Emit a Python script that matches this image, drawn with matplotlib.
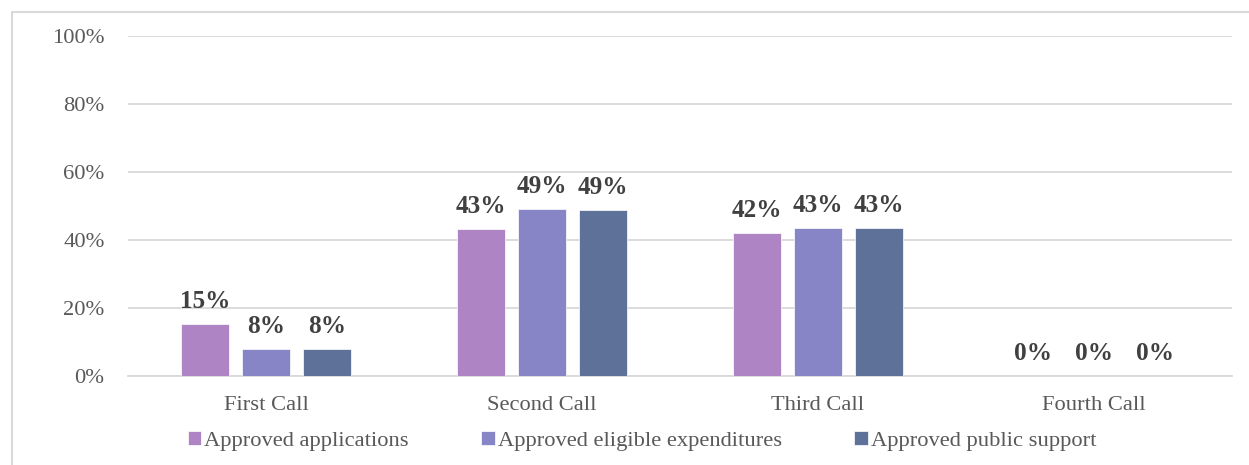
import matplotlib
matplotlib.use("Agg")
import matplotlib.pyplot as plt
import numpy as np
from matplotlib.patches import Rectangle

categories = ["First Call", "Second Call", "Third Call", "Fourth Call"]
series_names = ["Approved applications", "Approved eligible expenditures", "Approved public support"]
approved_applications = [15.3, 43.2, 42.1, 0.0]
approved_expenditures = [7.9, 49.1, 43.5, 0.0]
approved_support = [8.0, 48.8, 43.5, 0.0]
label_texts = [
    ["15%", "43%", "42%", "0%"],
    ["8%", "49%", "43%", "0%"],
    ["8%", "49%", "43%", "0%"],
]
colors = ["#AE84C4", "#8885C6", "#5E7299"]
yticks = [0, 20, 40, 60, 80, 100]

plt.rcParams['font.family'] = ['Liberation Serif', 'DejaVu Serif']

fig = plt.figure(figsize=(12.49, 4.65), dpi=100)
ax = fig.add_axes([128/1249, 1-376/465, (1232-128)/1249, (376-36)/465])

# outer border (left & top visible)
fig.patches.append(Rectangle((12/1249, -0.1), 1.2, 1 - 12/465 + 0.1, transform=fig.transFigure,
                             fill=False, edgecolor="#D9D9D9", linewidth=1.5, zorder=0))

x = np.arange(len(categories))
width = 0.174
step = 0.222
all_series = [approved_applications, approved_expenditures, approved_support]
for i, (vals, name, c) in enumerate(zip(all_series, series_names, colors)):
    pos = x + (i - 1) * step
    bars = ax.bar(pos, vals, width=width, color=c, label=name, zorder=3,
                  edgecolor="#FFFFFF", linewidth=0.5)
    for b, v, t in zip(bars, vals, label_texts[i]):
        ax.annotate(t, (b.get_x() + b.get_width()/2, v), xytext=(0, 8),
                    textcoords="offset points", ha="center", va="bottom",
                    fontsize=18.2, fontweight="bold", color="#404040")

ax.set_xlim(-0.5, 3.5)
ax.set_ylim(0, 100)
ax.set_yticks(yticks)
ax.set_yticklabels([f"{t}%" for t in yticks])
ax.set_xticks(x)
ax.set_xticklabels(categories)
ax.tick_params(axis="both", length=0, labelsize=16.2, labelcolor="#595959")
ax.tick_params(axis="y", pad=17)
ax.tick_params(axis="x", pad=14.5)
ax.yaxis.grid(True, color="#D9D9D9", linewidth=1.3, zorder=0)
ax.set_axisbelow(True)
for s in ["top", "right", "left"]:
    ax.spines[s].set_visible(False)
ax.spines["bottom"].set_color("#D9D9D9")
ax.spines["bottom"].set_linewidth(1.3)

leg = fig.legend(loc="center", bbox_to_anchor=(0.514, 1-441/465), ncol=3, frameon=False,
                 fontsize=16.2, handlelength=0.6, handleheight=0.6, handletextpad=0.15,
                 columnspacing=3.2, labelcolor="#595959")

fig.savefig("out.png", dpi=100)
* * * * *
[GOAL]
Extract all lines from the data in which "matplotlib" is found.

[EXPECTED ANSWER]
Emit a Python script that matches this image, drawn with matplotlib.
import matplotlib
matplotlib.use("Agg")
import matplotlib.pyplot as plt
from matplotlib.patches import Rectangle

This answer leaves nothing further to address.